From 1896 to 1900, Davis was a member of the board of curators of the Washington State Historical Society.

==Early life, family and education==

Davis was born on July 12, 1845, in Fort Wayne, Indiana. He lived there for five years, until the family moved to Portland, Oregon, in 1851. A year later, they moved to Washington state, settling near Cowlitz Landing, the historic canoe landing two miles from Toledo. The family lived there for a year before moving to Claquato, which was a promising town until the Northern Pacific Railway choose Chehalis as its station point in 1874, leaving Claquato an economic ghost town.

His parents were Lewis H. Davis and Susan Clinger, and Henry was one of seven siblings, having two sisters and four brothers. Davis' father served as a soldier in a number of wars. Henry was a pioneer of Washington State and made big contributions in founding and developing Claquato town's infrastructure and layout. Over the years, all of the Davis children were associated with the development of Washington State.

Davis went to the public schools of Lewis County.

==Career==

Davis first started to work at the family farm. After his father's death, he worked at different jobs until he decided to go to Tacoma.

===Tacoma, Washington===

Davis settled in Tacoma in 1878 and entered the pharmacy business there. He co-owned a drug-store with Doctor H. C. Bostwick, who was known as the first physician of the city. Davis worked in the pharmacy for about eight years. The drug-store was destroyed by fire three times, resulting in big losses for the owners, and eventually Davis left the business.

Davis was elected treasurer of Tacoma on June 1, 1881. He stayed at the position for three years, being re-elected on May 7, 1882, and June 7, 1883.

After his terms as city treasurer, Davis entered the real estate business, working in the field for several years. During this time, he built the first-ever three-story brick building in Tacoma, and later rented it for "good profit."

Living in Tacoma, Davis also worked as a general agent for the Northern Pacific Railway. In 1881, he became a member of the first Tacoma military organization.

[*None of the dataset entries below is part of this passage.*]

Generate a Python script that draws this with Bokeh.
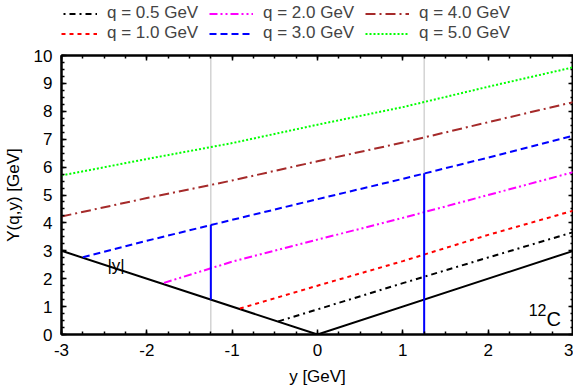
from bokeh.plotting import figure
from bokeh.layouts import column
from bokeh.models import (Legend, LegendItem, LinearAxis, SingleIntervalTicker, Span, PrintfTickFormatter, Range1d)
from bokeh.core.properties import value
from bokeh.embed import file_html
from bokeh.resources import INLINE

# ---------------- data ----------------
q_labels = ["q = 0.5 GeV", "q = 1.0 GeV", "q = 2.0 GeV", "q = 3.0 GeV", "q = 4.0 GeV", "q = 5.0 GeV"]

y_q05 = [-0.46, 0.0, 1.0, 2.0, 3.0]
Y_q05 = [0.47, 0.90, 1.84, 2.76, 3.67]

y_q10 = [-0.91, 0.0, 1.0, 2.0, 3.0]
Y_q10 = [0.93, 1.75, 2.63, 3.57, 4.44]

y_q20 = [-1.8, -1.0, 0.0, 1.0, 2.0, 3.0]
Y_q20 = [1.85, 2.61, 3.40, 4.18, 5.00, 5.82]

y_q30 = [-2.75, -2.0, -1.0, 0.0, 1.0, 2.0, 3.0]
Y_q30 = [2.77, 3.36, 4.11, 4.85, 5.58, 6.34, 7.13]

y_q40 = [-3.0, -2.0, -1.0, 0.0, 1.0, 2.0, 3.0]
Y_q40 = [4.23, 4.89, 5.52, 6.21, 6.88, 7.61, 8.33]

y_q50 = [-3.0, -2.0, -1.0, 0.0, 1.0, 2.0, 3.0]
Y_q50 = [5.70, 6.29, 6.86, 7.52, 8.15, 8.88, 9.58]

abs_y = [-3.0, 0.0, 3.0]
abs_Y = [3.0, 0.0, 3.0]

marker_y = [-1.25, 1.25]
bar_y = [-1.25, 1.25]
bar_Y0 = [1.25, 0.0]
bar_Y1 = [3.93, 5.78]

# ---------------- styling ----------------
FONT = "Liberation Sans"
FS = "17px"
colors = ["black", "#ff0000", "#ff00ff", "#0000ff", "#a52a2a", "#00ff00"]
dashes = ["6 4 2 4", "4 4", "8 3 2 3 2 3", "7 4", "10 4 2 4", "2 2"]

p = figure(width=573, height=342, x_range=(-3, 3), y_range=(0, 10),
           output_backend="svg", toolbar_location=None,
           min_border_left=54, min_border_right=0, min_border_top=9, min_border_bottom=54)
p.grid.visible = False
p.outline_line_color = "black"
p.outline_line_width = 2

for ax in (p.xaxis[0], p.yaxis[0]):
    ax.major_tick_in = 5
    ax.major_tick_out = 0
    ax.minor_tick_in = 3
    ax.minor_tick_out = 0
    ax.axis_line_width = 2
    ax.major_tick_line_width = 1.5
    ax.minor_tick_line_width = 1.5
    ax.major_label_text_font = FONT
    ax.major_label_text_font_size = FS
    ax.major_label_text_color = "black"
    ax.axis_label_text_font = FONT
    ax.axis_label_text_font_size = FS
    ax.axis_label_text_font_style = "normal"
    ax.axis_label_text_color = "black"
    ax.major_label_standoff = 9
    ax.formatter = PrintfTickFormatter(format="%d")

p.xaxis[0].ticker = SingleIntervalTicker(interval=1, num_minor_ticks=4)
p.yaxis[0].ticker = SingleIntervalTicker(interval=1, num_minor_ticks=4)
p.xaxis[0].axis_label = "y [GeV]"
p.yaxis[0].axis_label = "Y(q,y) [GeV]"
p.xaxis[0].axis_label_standoff = 8
p.yaxis[0].axis_label_standoff = 8

# mirrored tick marks on the top and right sides (no labels)
for loc in ("above", "right"):
    ax = LinearAxis(ticker=SingleIntervalTicker(interval=1, num_minor_ticks=4),
                    formatter=PrintfTickFormatter(format=""))
    ax.major_tick_in = 5
    ax.major_tick_out = 0
    ax.minor_tick_in = 3
    ax.minor_tick_out = 0
    ax.major_tick_line_width = 1.5
    ax.minor_tick_line_width = 1.5
    ax.axis_line_width = 2
    ax.major_label_text_font_size = "0px"
    ax.major_label_standoff = 0
    ax.axis_label_standoff = 0
    p.add_layout(ax, loc)

# light gray marker lines
for m in marker_y:
    p.add_layout(Span(location=m, dimension="height", line_color="#c8c8c8",
                      line_width=1.2, level="underlay"))

# |y| line
p.line(abs_y, abs_Y, line_color="black", line_width=2)

curves = [(y_q05, Y_q05), (y_q10, Y_q10), (y_q20, Y_q20),
          (y_q30, Y_q30), (y_q40, Y_q40), (y_q50, Y_q50)]
for (xs, ys), c, d in zip(curves, colors, dashes):
    p.line(xs, ys, line_color=c, line_width=2, line_dash=d)

# blue vertical bars
p.segment(x0=bar_y, y0=bar_Y0, x1=bar_y, y1=bar_Y1, line_color="#0000ff", line_width=2)

# texts
p.text(x=[-2.36], y=[2.47], text=["|y|"], text_font=value(FONT), text_font_size=FS,
       text_align="center", text_baseline="middle", text_color="black")
p.text(x=[2.683], y=[0.896], text=["12"], text_font=value(FONT), text_font_size="16px",
       text_align="right", text_baseline="alphabetic", text_color="black")
p.text(x=[2.683], y=[0.573], text=["C"], text_font=value(FONT), text_font_size="20px",
       text_align="left", text_baseline="alphabetic", text_color="black")

# ---------------- legend strip above the plot ----------------
# the same curves are drawn here outside the visible range; only the legend shows
pl = figure(width=573, height=46, output_backend="svg", toolbar_location=None,
            x_range=Range1d(50, 51), y_range=Range1d(50, 51),
            x_axis_type=None, y_axis_type=None,
            min_border_left=0, min_border_right=0, min_border_top=0, min_border_bottom=0)
pl.grid.visible = False
pl.outline_line_color = None
leg_renderers = [pl.line(xs, ys, line_color=c, line_width=2, line_dash=d)
                 for (xs, ys), c, d in zip(curves, colors, dashes)]

legend = Legend(items=[LegendItem(label=l, renderers=[r]) for l, r in zip(q_labels, leg_renderers)],
                location=(-8, 3), orientation="vertical", nrows=2,
                label_text_font=FONT, label_text_font_size=FS,
                label_height=15, glyph_height=15, glyph_width=44,
                label_standoff=10, label_width=102, spacing=0,
                padding=0, margin=0, border_line_alpha=0, background_fill_alpha=0)
pl.add_layout(legend, "center")

layout = column(pl, p, spacing=0)
open("out.html", "w").write(file_html(layout, INLINE))
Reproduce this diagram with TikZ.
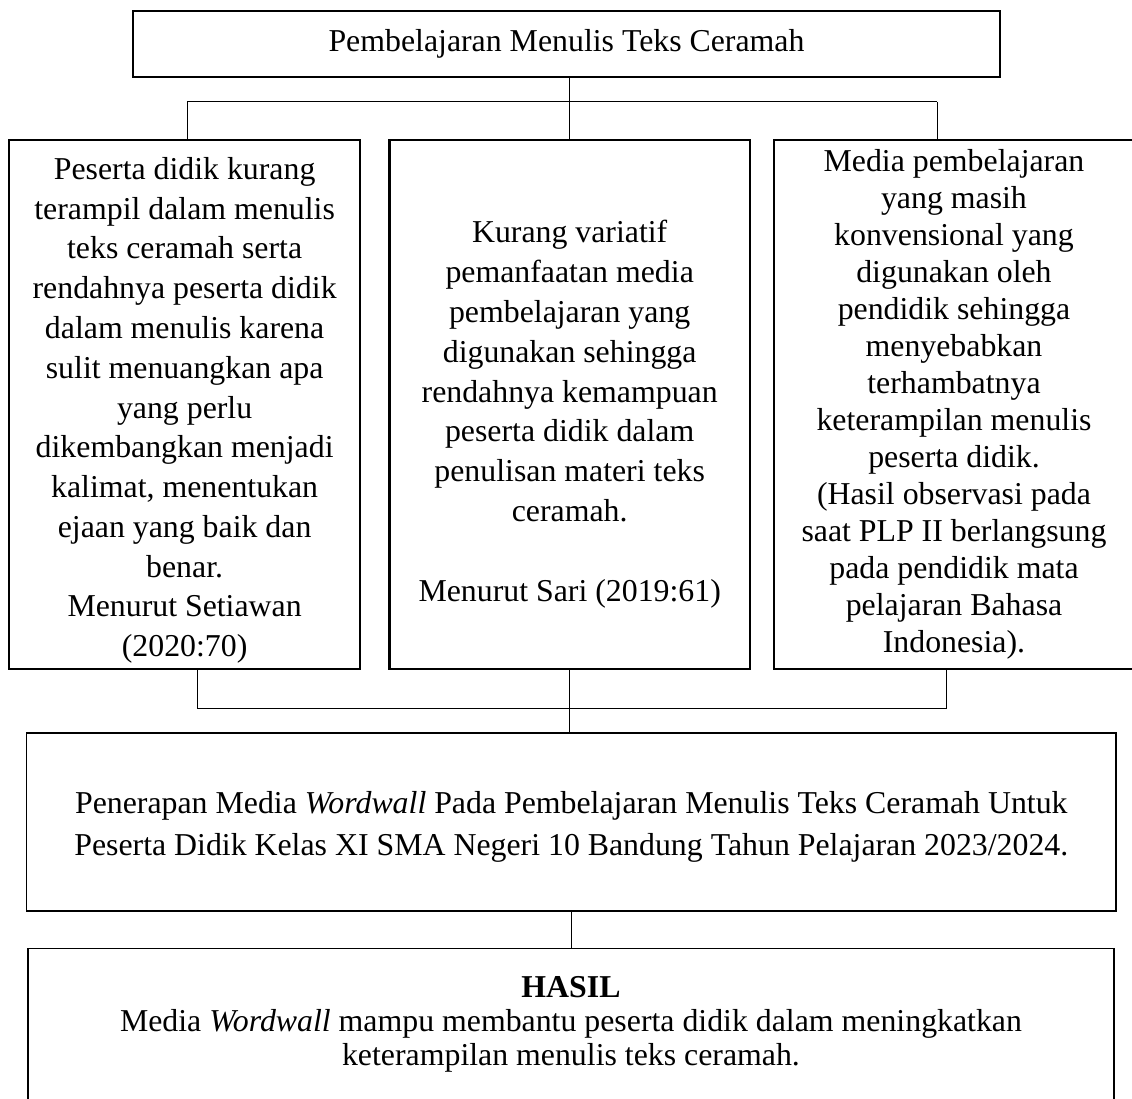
\documentclass[tikz,border=0pt]{standalone}
\usepackage{fontspec}
\setmainfont{Liberation Serif}
\usepackage{tikz}
\usetikzlibrary{positioning,calc}

\begin{document}
\begin{tikzpicture}[
    box/.style={draw, line width=0.6pt, align=center, inner sep=0pt},
    tallbox/.style={draw, line width=1.2pt, align=center, inner sep=0pt, minimum height=9.346cm},
    link/.style={line width=0.5pt}
  ]
    \useasboundingbox (0,0) rectangle (20,-19.417);

    % Title
    \node[box, minimum width=15.318cm, minimum height=1.166cm, font=\fontsize{16}{20}\selectfont] (t) at (10.009,-0.777) {Pembelajaran Menulis Teks Ceramah};

    % Three problems
    \node[tallbox, minimum width=6.196cm, font=\fontsize{16}{20}\selectfont] (a) at (3.262,-7.147) {\rule{0pt}{17pt}Peserta didik kurang\\ terampil dalam menulis\\ teks ceramah serta\\ rendahnya peserta didik\\ dalam menulis karena\\ sulit menuangkan apa\\ yang perlu\\ dikembangkan menjadi\\ kalimat, menentukan\\ ejaan yang baik dan\\ benar.\\ Menurut Setiawan\\ (2020:70)};
    \node[tallbox, minimum width=6.373cm, font=\fontsize{16}{20}\selectfont] (b) at (10.065,-7.147) {\rule{0pt}{21pt}Kurang variatif\\ pemanfaatan media\\ pembelajaran yang\\ digunakan sehingga\\ rendahnya kemampuan\\ peserta didik dalam\\ penulisan materi teks\\ ceramah.\\[20pt] Menurut Sari (2019:61)};
    \node[tallbox, minimum width=6.360cm, font=\fontsize{16}{18.6}\selectfont] (c) at (16.855,-7.147) {Media pembelajaran\\ yang masih\\ konvensional yang\\ digunakan oleh\\ pendidik sehingga\\ menyebabkan\\ terhambatnya\\ keterampilan menulis\\ peserta didik.\\ (Hasil observasi pada\\ saat PLP II berlangsung\\ pada pendidik mata\\ pelajaran Bahasa\\ Indonesia).};

    % Title to problems
    \coordinate (t1) at (3.304,-1.802);
    \coordinate (t3) at (16.555,-1.802);
    \draw[link] (t1) -- (t3);
    \draw[link] (t1) -- (t1 |- a.north);
    \draw[link] (t3) -- (t3 |- c.north);
    \draw[link] (t.south -| b.north) -- (b.north);

    % Solution
    \node[box, minimum width=19.246cm, minimum height=3.145cm, font=\fontsize{16}{21}\selectfont] (d) at (10.094,-14.523) {\rule{0pt}{16pt}Penerapan Media \textit{Wordwall} Pada Pembelajaran Menulis Teks Ceramah Untuk\\ Peserta Didik Kelas XI SMA Negeri 10 Bandung Tahun Pelajaran 2023/2024.};

    % Problems to solution
    \coordinate (u1) at (3.481,-12.518);
    \coordinate (u3) at (16.731,-12.518);
    \draw[link] (u1 |- a.south) -- (u1) -- (u3) -- (u3 |- c.south);
    \draw[link] (b.south) -- (b.south |- d.north);

    % Result
    \node[box, anchor=north, minimum width=19.187cm, minimum height=2.9cm] (e) at (10.088,-16.749) {};
    \node[align=center, inner sep=0pt, font=\fontsize{16}{17.2}\selectfont] (h) at (10.088,-18.10) {\textbf{HASIL}\\ Media \textit{Wordwall} mampu membantu peserta didik dalam meningkatkan\\ keterampilan menulis teks ceramah.};
    \draw[link] (d.south) -- (d.south |- e.north);
\end{tikzpicture}
\end{document}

===Claquato, Washington===

In 1888, Davis returned to live at his farm in Claquato, Washington. There, he invested in the anthracite coal mining business located on the Cowlitz River. The deposits in that area were then considered "the purest in the state or in the west."

Davis was still investing in property as a general speculator. As a real estate businessman, Davis donated 5 acre of Claquato land, at the time priced $100 per acre ($2,600 per acre in 2020 dollars (Note: The approximate value converted to 2020 dollars, based on a standard adjustment of the 1913 dollar value using the Consumer Price Index as calculated by United States Department of Labor.)), to the Independent Order of Odd Fellows Cemetery.

===Other positions and activity===

From 1896 to 1900, Davis was a member of the board of curators in Washington State Historical Society. At different times, he worked under the leadership of Arthur A. Denny, Washingtonian pioneer and one of Seattle's founders, and William Farrand Prosser, American politician, historian and Union Army colonel.

==Personal life and death==

Davis married Ida A. Scott in 1889. Originally from Pennsylvania, she emigrated to Washington State in 1884 with her family. Henry and Ida had a daughter Ethel Lillian Davis and a son Donald Jerome Davis.

The Davises were members of the Presbyterian church.

Davis died on April 22, 1912, in Claquato, Washington, and was buried in Claquato Cemetery. He left an estate estimated at $110,000 ($170,000), which was equally divided between his living family members: wife Ida and son Donald. Some funds were also allocated in support of Davis' blind sister.